Millbrook Historical Society’s Annual Tea steeped in Smithfield area history

Presenting the rich history of The Smithfield Church was Kevin T. McEneaney, Clerk of the Council governing the church.

Leila Hawken

Millbrook Historical Society’s Annual Tea steeped in Smithfield area history

AMENIA — Grounded in a heritage that saw settlers come to a corner within the fertile fields of the Smithfield Valley, The Smithfield Church welcomed the Historical Society of Millbrook to savor the history of the church dating to 1742, its Greek Revival architecture, and cemetery.

The Thursday, June 20, event was the occasion of the historical society’s annual tea, held in a different historical location each year to give its members a deeper view of area history.

Millbrook Historical Society President Robert McHugh led off the program with a welcome to historical society members and the broader audience that included several church members and friends.

The program was in three parts, an overview history of The Smithfield Church that began as a Presbyterian church in 1742, long before the present building, erected in 1846, stood along Smithfield Valley Road. Poet Kevin T. McEneaney, who serves as Clerk of the Church Council, began with a history of the pre-Revolutionary land purchases, Moravian influences, and the eventual establishment of a Greek Revival meeting house at the location of the present church building.

Local architect Darlene Riemer, instrumental in the recent project to restore the church’s foundation and its columns, gave a short talk about the interior features of the present building and their significance. A brief history of the church’s cemetery by cemetery President Robert Riemer capped off the program.

The first settler in the area arrived around 1702, McEneaney said, having purchased 7,500 acres from the colonial government. He built his farmhouse along Wassaic Creek within the Oblong area, the disputed land between Connecticut and New York State.

Around 1740, two Mohican native Americans living in cabins in Shekomeko were converted by a Moravian missionary, Christian Henry Rauch, from Bethlehem, Pennsylvania. The Mohicans had traveled to New York City attempting to settle land disputes and met Rauch, inviting him to visit them in Shekomeko. Before long, they were converted to Christianity.

The influence of Christianity continued to underpin area life.

A religious society was formed in 1742 by the Smith family who owned the surrounding farmland and determined that the society should become a community, likely within the Presbyterian tradition because the Smith family originated in Wales.

That society within The Smithfield Church has remained an entity for 282 years and continues to meet annually on the last Sunday in January.

Architect of record for the church’s restoration, Darlene Riemer, spoke of the building designed by noted nineteenth-century architect Nathaniel Lockwood, favoring Greek Revival style.

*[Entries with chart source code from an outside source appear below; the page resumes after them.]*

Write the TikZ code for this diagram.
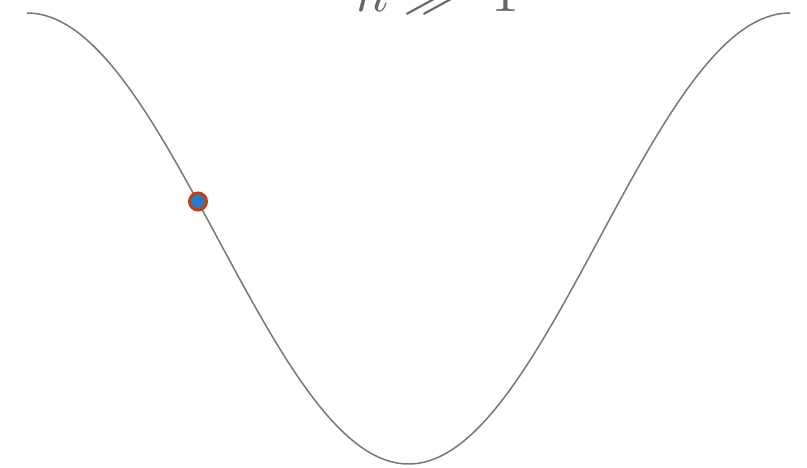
\documentclass[tikz,border=0pt]{standalone}
\definecolor{curvegray}{RGB}{120,120,120}
\definecolor{ringred}{RGB}{204,60,10}
\definecolor{dotblue}{RGB}{30,125,205}
\begin{document}
\begin{tikzpicture}[x=1pt,y=-1pt,
  curve/.style={draw=curvegray, line width=1.5pt},
  ball/.style={circle, fill=dotblue, draw=ringred, line width=3pt, minimum size=17pt, inner sep=0pt}]
\useasboundingbox (0,0) rectangle (807,468);
\draw[curve, domain=27:790, samples=300, smooth] plot (\x, {13+225.5*(1-cos(0.471822*(\x-27)))});
\node[ball] (dot) at (198,201.5) {};
\node[anchor=base west, scale=5.6, text=black!60, inner sep=0pt] (label) at (355,12) {$h \gg \mskip 5mu 1$};
\end{tikzpicture}
\end{document}
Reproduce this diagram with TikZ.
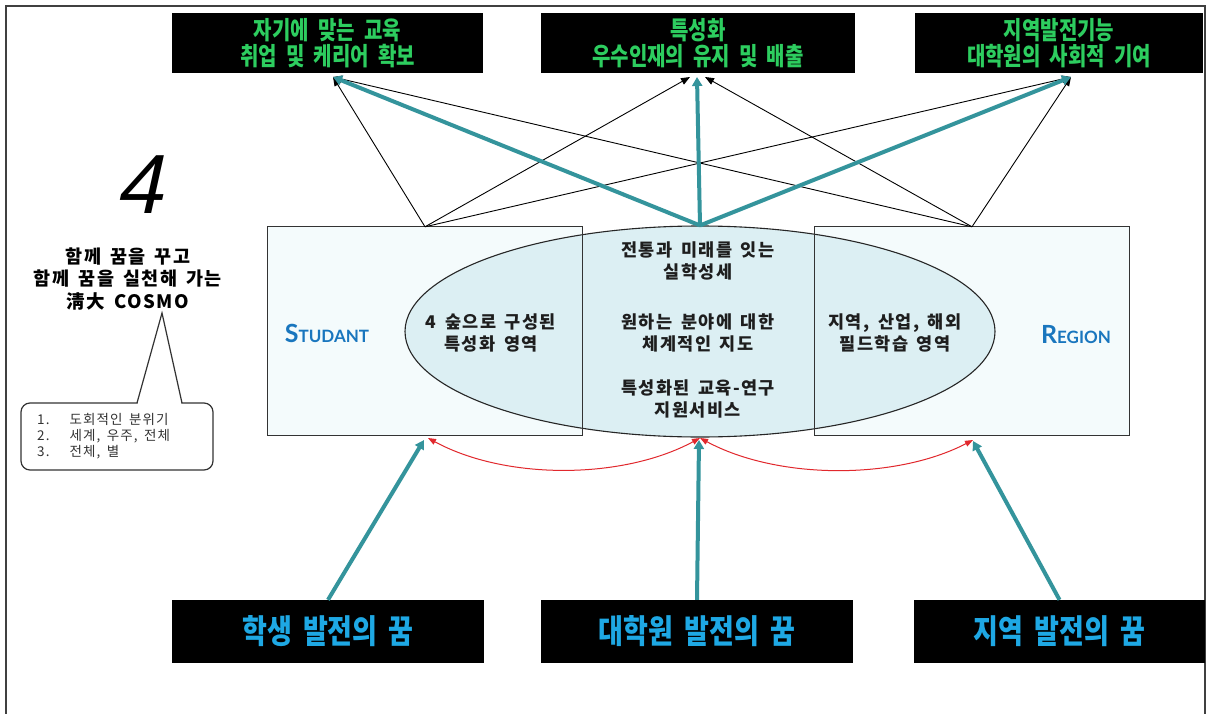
\documentclass[tikz,border=0pt]{standalone}
\usepackage{fontspec}
\setmainfont{Noto Sans CJK KR}
\newfontfamily\krsp{Noto Sans CJK KR}[LetterSpace=8, WordSpace=1.6]
\newfontfamily\condtop{Noto Sans CJK KR}[FakeStretch=0.8, WordSpace=2.0]
\newfontfamily\condbot{Noto Sans CJK KR}[FakeStretch=0.82, WordSpace=1.8]
\newfontfamily\latofont{Lato}
\newfontfamily\fourfont{Liberation Sans}[FakeSlant=0.22]
\usetikzlibrary{shapes.geometric,arrows.meta,calc}
\definecolor{tealc}{RGB}{52,148,156}
\definecolor{topgreen}{RGB}{45,205,95}
\definecolor{botblue}{RGB}{30,168,228}
\definecolor{boxfill}{RGB}{244,251,252}
\definecolor{ellfill}{RGB}{220,239,243}
\definecolor{capblue}{RGB}{25,118,190}
\definecolor{redc}{RGB}{225,40,45}
\definecolor{txtc}{RGB}{30,30,30}
\begin{document}
\begin{tikzpicture}[x=1pt,y=-1pt,
  topbox/.style={fill=black, inner sep=0pt, minimum height=60pt, align=center,
    text=topgreen, font={\condtop\bfseries\fontsize{25}{26.5}\selectfont}},
  botbox/.style={fill=black, inner sep=0pt, minimum height=63pt, align=center,
    text=botblue, font={\condbot\bfseries\fontsize{33}{33}\selectfont}},
  sidebox/.style={fill=boxfill, inner sep=0pt, minimum width=314pt, minimum height=208pt},
  boxline/.style={draw=black!80, line width=1.3pt},
  elltext/.style={align=center, text=txtc, font={\krsp\bfseries\fontsize{17.5}{22}\selectfont}},
  caplbl/.style={text=capblue, font=\latofont\bfseries},
  thinarr/.style={draw=black, line width=0.9pt, -{Triangle[length=9pt,width=7pt]}},
  tealarr/.style={draw=tealc, line width=4pt, -{Triangle[length=9pt,width=10pt]}},
  redarr/.style={draw=redc, line width=1pt, {Triangle[length=8pt,width=6pt]}-{Triangle[length=8pt,width=6pt]}}
]
\useasboundingbox (0,0) rectangle (1209,714);
\fill[white] (0,0) rectangle (1209,714);
% outer frame
\draw[line width=1.3pt, draw=black!75] (6,714) -- (6,6) -- (1205,6) -- (1205,714);

% top boxes
\node[topbox, minimum width=311pt] (t1) at (327.5,43) {자기에 맞는 교육\\취업 및 케리어 확보};
\node[topbox, minimum width=314pt] (t2) at (698,43) {특성화\\우수인재의 유지 및 배출};
\node[topbox, minimum width=288pt] (t3) at (1059,43) {지역발전기능\\대학원의 사회적 기여};

% side boxes and ellipse
\node[sidebox] (boxL) at (425,331) {};
\node[sidebox] (boxR) at (972,331) {};
\node[ellipse, fill=ellfill, draw=black!85, line width=1.1pt, inner sep=0pt,
      minimum width=590pt, minimum height=211pt] (ell) at (700,331.5) {};
\draw[boxline] (boxL.south west) rectangle (boxL.north east);
\draw[boxline] (boxR.south west) rectangle (boxR.north east);

% texts in boxes / ellipse
\node[caplbl] (stud) at (327,333) {{\fontsize{25}{25}\selectfont S}\fontsize{17}{17}\selectfont TUDANT};
\node[caplbl] (reg) at (1076,335) {{\fontsize{25}{25}\selectfont R}\fontsize{17}{17}\selectfont EGION};
\node[elltext] (e1) at (698,261) {전통과 미래를 잇는\\실학성세};
\node[elltext] (e2) at (698,333) {원하는 분야에 대한\\체계적인 지도};
\node[elltext] (e3) at (698,399) {특성화된 교육-연구\\지원서비스};
\node[elltext] (e4) at (491,333) {4 숲으로 구성된\\특성화 영역};
\node[elltext] (e5) at (895,333) {지역, 산업, 해외\\필드학습 영역};

% arrow target coordinates at top boxes
\coordinate (a1) at (333,77);
\coordinate (a2l) at (690,77);
\coordinate (a2m) at (697,77);
\coordinate (a2r) at (705,77);
\coordinate (a3) at (1071,77);

% thin black connectors
\draw[thinarr] (boxL.north) -- (a1);
\draw[thinarr] (boxL.north) -- (a2l);
\draw[thinarr] (boxL.north) -- (a3);
\draw[thinarr] (boxR.north) -- (a1);
\draw[thinarr] (boxR.north) -- (a2r);
\draw[thinarr] (boxR.north) -- (a3);
% thick teal connectors
\draw[tealarr] (ell.north) -- (a1);
\draw[tealarr] (ell.north) -- (a2m);
\draw[tealarr] (ell.north) -- (a3);

% bottom boxes
\node[botbox, minimum width=312pt] (b1) at (328,631.5) {학생 발전의 꿈};
\node[botbox, minimum width=312pt] (b2) at (697,631.5) {대학원 발전의 꿈};
\node[botbox, minimum width=291pt] (b3) at (1059.5,631.5) {지역 발전의 꿈};

\coordinate (uL) at (424,440);
\coordinate (uM) at (699,440);
\coordinate (uR) at (973,441);
\draw[tealarr] (b1.north) -- (uL);
\draw[tealarr] (b2.north) -- (uM);
\draw[tealarr] (b3.north) -- (uR);

% red curved arrows
\coordinate (rL) at (428,438);
\coordinate (rM) at (700,438);
\coordinate (rR) at (973,440);
\draw[redarr] (rL) .. controls (505,480) and (622,480) .. (rM);
\draw[redarr] (rM) .. controls (778,480) and (896,480) .. (rR);

% left side
\node (four) at (139,185) {\fourfont\fontsize{84}{84}\selectfont 4};
\node[align=center, text=black, font={\krsp\bfseries\fontsize{18.5}{22.5}\selectfont}] (motto) at (128,279)
  {함께 꿈을 꾸고\\함께 꿈을 실천해 가는\\淸大 COSMO};
\node[draw=black!80, line width=1.2pt, rounded corners=9pt, fill=white,
      minimum width=192pt, minimum height=67pt, inner sep=0pt] (call) at (117,436.5) {};
\fill[white] (137.5,404.5) -- (162,313) -- (181.5,404.5) -- cycle;
\draw[draw=black!80, line width=1.2pt, line join=miter] (137,403) -- (162,313) -- (182,403);
\node[anchor=west, align=left, text=black!80, font={\krsp\fontsize{13.5}{16}\selectfont}, inner sep=0pt] (calltxt) at (37,437)
  {\begin{tabular}{@{}l@{\hspace{20pt}}l@{}}1.&도회적인 분위기\\2.&세계, 우주, 전체\\3.&전체, 별\end{tabular}};
\end{tikzpicture}
\end{document}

“Greek Revival is my favorite architectural style,” Riemer said, describing the perfection of the Greek “Golden Section” ratio that brings a sense of quiet, along with perfect acoustics under a 20-foot ceiling from which hangs the original whale oil chandelier.

Pointing to the original Moravian Red shade of interior wall paint, Riemer noted that the red suggests nobility, while the accompanying yellow ochre implies the ordinary. The black band striped near the ceiling was originally liquid mercury that turns black with age, but now the black band is simply black paint.

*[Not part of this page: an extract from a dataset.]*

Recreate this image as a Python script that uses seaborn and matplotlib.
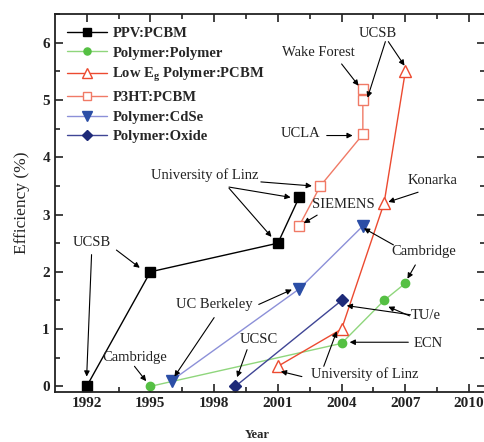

The dentals, made of plaster, are precisely spaced by the width of two fingers, Riemer said.

The whale oil chandelier would be lowered by rope for refilling and soot removal, as the burning of whale oil produced considerable soot. The rope was moored in the attic space, Riemer said. Once the chandelier was electrified in the 20th century, the rope was permanently secured in the attic by filling a Coon Brothers Farm milk can with cement. That system remains, Riemer said.

Presenting a brief history of the Smithfield Cemetery across the street from the church, Robert Riemer said that the cemetery began as the Smith family burial ground, measuring two acres with stone wall on two sides.

The cemetery now measures four acres, with New York State regulations allowing three burials in each plot, but two of them need to be cremations.

Riemer said that he and Darlene first came to Amenia in 1957, having purchased 5 acres for $5,000 to build their home, expecting to stay only five years. They have now resided on that land for nearly 70 years.